• [Short problem]
Copy each line exactly. Drop every picture.

• [Material provided]
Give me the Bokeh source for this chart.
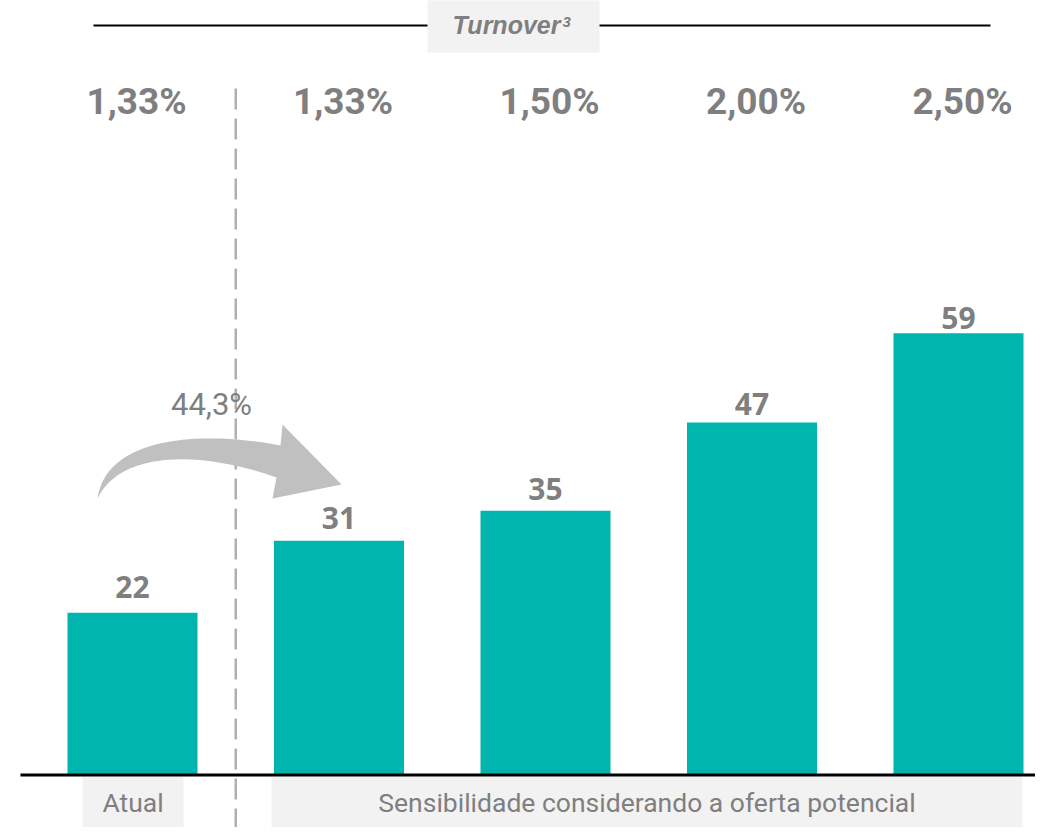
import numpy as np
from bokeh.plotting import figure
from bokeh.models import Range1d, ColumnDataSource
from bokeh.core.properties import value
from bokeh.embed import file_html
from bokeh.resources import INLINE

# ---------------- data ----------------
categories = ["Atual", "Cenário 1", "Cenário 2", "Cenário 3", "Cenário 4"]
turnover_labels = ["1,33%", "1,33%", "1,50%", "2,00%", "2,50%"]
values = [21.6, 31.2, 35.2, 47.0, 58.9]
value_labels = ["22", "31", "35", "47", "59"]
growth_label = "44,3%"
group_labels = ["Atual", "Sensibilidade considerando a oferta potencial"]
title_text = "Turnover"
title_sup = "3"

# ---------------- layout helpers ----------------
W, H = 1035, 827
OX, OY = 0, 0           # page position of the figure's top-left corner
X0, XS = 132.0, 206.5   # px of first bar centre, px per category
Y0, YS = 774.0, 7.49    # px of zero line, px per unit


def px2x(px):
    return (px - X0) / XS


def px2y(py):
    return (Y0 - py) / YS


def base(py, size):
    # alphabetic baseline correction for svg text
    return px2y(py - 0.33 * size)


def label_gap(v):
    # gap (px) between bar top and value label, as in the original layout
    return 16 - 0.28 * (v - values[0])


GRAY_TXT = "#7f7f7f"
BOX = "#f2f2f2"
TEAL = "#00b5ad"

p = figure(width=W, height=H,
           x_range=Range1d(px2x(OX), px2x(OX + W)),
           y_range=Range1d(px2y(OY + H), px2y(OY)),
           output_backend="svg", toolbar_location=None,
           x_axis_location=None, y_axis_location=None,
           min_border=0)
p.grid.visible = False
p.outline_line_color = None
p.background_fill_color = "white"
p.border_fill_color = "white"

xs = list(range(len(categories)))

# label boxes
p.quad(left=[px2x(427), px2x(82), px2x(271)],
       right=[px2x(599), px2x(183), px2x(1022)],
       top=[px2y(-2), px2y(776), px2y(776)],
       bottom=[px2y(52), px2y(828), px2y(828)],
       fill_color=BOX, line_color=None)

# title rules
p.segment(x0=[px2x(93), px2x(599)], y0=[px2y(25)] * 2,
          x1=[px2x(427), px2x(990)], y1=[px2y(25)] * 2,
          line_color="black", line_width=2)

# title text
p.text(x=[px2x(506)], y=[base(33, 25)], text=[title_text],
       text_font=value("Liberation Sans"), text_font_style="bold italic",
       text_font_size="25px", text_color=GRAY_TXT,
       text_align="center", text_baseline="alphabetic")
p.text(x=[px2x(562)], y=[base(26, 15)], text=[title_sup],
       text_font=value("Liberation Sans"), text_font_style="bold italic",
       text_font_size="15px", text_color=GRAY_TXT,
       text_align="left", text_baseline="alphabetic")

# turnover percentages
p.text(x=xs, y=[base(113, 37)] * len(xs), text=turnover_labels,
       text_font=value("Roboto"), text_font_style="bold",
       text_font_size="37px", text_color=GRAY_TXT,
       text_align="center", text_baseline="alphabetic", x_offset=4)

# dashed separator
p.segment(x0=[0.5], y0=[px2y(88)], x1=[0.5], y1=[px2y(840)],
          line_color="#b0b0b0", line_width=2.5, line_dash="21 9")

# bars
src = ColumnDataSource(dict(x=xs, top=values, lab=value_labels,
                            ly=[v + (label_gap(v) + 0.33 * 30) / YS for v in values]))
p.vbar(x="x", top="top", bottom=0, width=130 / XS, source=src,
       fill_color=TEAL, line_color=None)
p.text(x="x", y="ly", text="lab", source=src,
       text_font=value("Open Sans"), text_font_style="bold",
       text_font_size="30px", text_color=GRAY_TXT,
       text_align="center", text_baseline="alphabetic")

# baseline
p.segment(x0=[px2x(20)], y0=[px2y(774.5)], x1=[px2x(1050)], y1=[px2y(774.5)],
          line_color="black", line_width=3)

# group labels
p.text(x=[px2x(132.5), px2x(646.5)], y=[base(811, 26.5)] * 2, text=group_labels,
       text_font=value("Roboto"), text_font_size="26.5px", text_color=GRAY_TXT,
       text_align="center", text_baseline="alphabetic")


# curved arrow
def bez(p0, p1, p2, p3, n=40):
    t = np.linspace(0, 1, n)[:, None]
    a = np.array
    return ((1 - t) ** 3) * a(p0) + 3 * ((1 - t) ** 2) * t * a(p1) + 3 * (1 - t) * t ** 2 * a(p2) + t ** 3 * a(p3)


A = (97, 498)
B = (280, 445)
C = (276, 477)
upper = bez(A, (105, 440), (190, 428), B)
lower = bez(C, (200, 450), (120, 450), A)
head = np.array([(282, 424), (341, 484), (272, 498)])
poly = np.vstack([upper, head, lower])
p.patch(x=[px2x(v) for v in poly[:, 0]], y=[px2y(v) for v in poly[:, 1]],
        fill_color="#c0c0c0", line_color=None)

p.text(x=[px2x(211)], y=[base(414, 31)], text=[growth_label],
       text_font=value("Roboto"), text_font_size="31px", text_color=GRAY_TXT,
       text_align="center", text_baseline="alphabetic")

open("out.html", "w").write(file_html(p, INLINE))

• [Solution to this exercise]
Give me the Bokeh source for this chart.
import numpy as np
from bokeh.plotting import figure
from bokeh.models import Range1d, ColumnDataSource
from bokeh.core.properties import value
from bokeh.embed import file_html
from bokeh.resources import INLINE

# ---------------- data ----------------
categories = ["Atual", "Cenário 1", "Cenário 2", "Cenário 3", "Cenário 4"]
turnover_labels = ["1,33%", "1,33%", "1,50%", "2,00%", "2,50%"]
values = [21.6, 31.2, 35.2, 47.0, 58.9]
value_labels = ["22", "31", "35", "47", "59"]
growth_label = "44,3%"
group_labels = ["Atual", "Sensibilidade considerando a oferta potencial"]
title_text = "Turnover"
title_sup = "3"

# ---------------- layout helpers ----------------
W, H = 1035, 827
OX, OY = 0, 0           # page position of the figure's top-left corner
X0, XS = 132.0, 206.5   # px of first bar centre, px per category
Y0, YS = 774.0, 7.49    # px of zero line, px per unit


def px2x(px):
    return (px - X0) / XS


def px2y(py):
    return (Y0 - py) / YS


def base(py, size):
    # alphabetic baseline correction for svg text
    return px2y(py - 0.33 * size)


def label_gap(v):
    # gap (px) between bar top and value label, as in the original layout
    return 16 - 0.28 * (v - values[0])


GRAY_TXT = "#7f7f7f"
BOX = "#f2f2f2"
TEAL = "#00b5ad"

p = figure(width=W, height=H,
           x_range=Range1d(px2x(OX), px2x(OX + W)),
           y_range=Range1d(px2y(OY + H), px2y(OY)),
           output_backend="svg", toolbar_location=None,
           x_axis_location=None, y_axis_location=None,
           min_border=0)
p.grid.visible = False
p.outline_line_color = None
p.background_fill_color = "white"
p.border_fill_color = "white"

xs = list(range(len(categories)))

# label boxes
p.quad(left=[px2x(427), px2x(82), px2x(271)],
       right=[px2x(599), px2x(183), px2x(1022)],
       top=[px2y(-2), px2y(776), px2y(776)],
       bottom=[px2y(52), px2y(828), px2y(828)],
       fill_color=BOX, line_color=None)

# title rules
p.segment(x0=[px2x(93), px2x(599)], y0=[px2y(25)] * 2,
          x1=[px2x(427), px2x(990)], y1=[px2y(25)] * 2,
          line_color="black", line_width=2)

# title text
p.text(x=[px2x(506)], y=[base(33, 25)], text=[title_text],
       text_font=value("Liberation Sans"), text_font_style="bold italic",
       text_font_size="25px", text_color=GRAY_TXT,
       text_align="center", text_baseline="alphabetic")
p.text(x=[px2x(562)], y=[base(26, 15)], text=[title_sup],
       text_font=value("Liberation Sans"), text_font_style="bold italic",
       text_font_size="15px", text_color=GRAY_TXT,
       text_align="left", text_baseline="alphabetic")

# turnover percentages
p.text(x=xs, y=[base(113, 37)] * len(xs), text=turnover_labels,
       text_font=value("Roboto"), text_font_style="bold",
       text_font_size="37px", text_color=GRAY_TXT,
       text_align="center", text_baseline="alphabetic", x_offset=4)

# dashed separator
p.segment(x0=[0.5], y0=[px2y(88)], x1=[0.5], y1=[px2y(840)],
          line_color="#b0b0b0", line_width=2.5, line_dash="21 9")

# bars
src = ColumnDataSource(dict(x=xs, top=values, lab=value_labels,
                            ly=[v + (label_gap(v) + 0.33 * 30) / YS for v in values]))
p.vbar(x="x", top="top", bottom=0, width=130 / XS, source=src,
       fill_color=TEAL, line_color=None)
p.text(x="x", y="ly", text="lab", source=src,
       text_font=value("Open Sans"), text_font_style="bold",
       text_font_size="30px", text_color=GRAY_TXT,
       text_align="center", text_baseline="alphabetic")

# baseline
p.segment(x0=[px2x(20)], y0=[px2y(774.5)], x1=[px2x(1050)], y1=[px2y(774.5)],
          line_color="black", line_width=3)

# group labels
p.text(x=[px2x(132.5), px2x(646.5)], y=[base(811, 26.5)] * 2, text=group_labels,
       text_font=value("Roboto"), text_font_size="26.5px", text_color=GRAY_TXT,
       text_align="center", text_baseline="alphabetic")


# curved arrow
def bez(p0, p1, p2, p3, n=40):
    t = np.linspace(0, 1, n)[:, None]
    a = np.array
    return ((1 - t) ** 3) * a(p0) + 3 * ((1 - t) ** 2) * t * a(p1) + 3 * (1 - t) * t ** 2 * a(p2) + t ** 3 * a(p3)


A = (97, 498)
B = (280, 445)
C = (276, 477)
upper = bez(A, (105, 440), (190, 428), B)
lower = bez(C, (200, 450), (120, 450), A)
head = np.array([(282, 424), (341, 484), (272, 498)])
poly = np.vstack([upper, head, lower])
p.patch(x=[px2x(v) for v in poly[:, 0]], y=[px2y(v) for v in poly[:, 1]],
        fill_color="#c0c0c0", line_color=None)

p.text(x=[px2x(211)], y=[base(414, 31)], text=[growth_label],
       text_font=value("Roboto"), text_font_size="31px", text_color=GRAY_TXT,
       text_align="center", text_baseline="alphabetic")

open("out.html", "w").write(file_html(p, INLINE))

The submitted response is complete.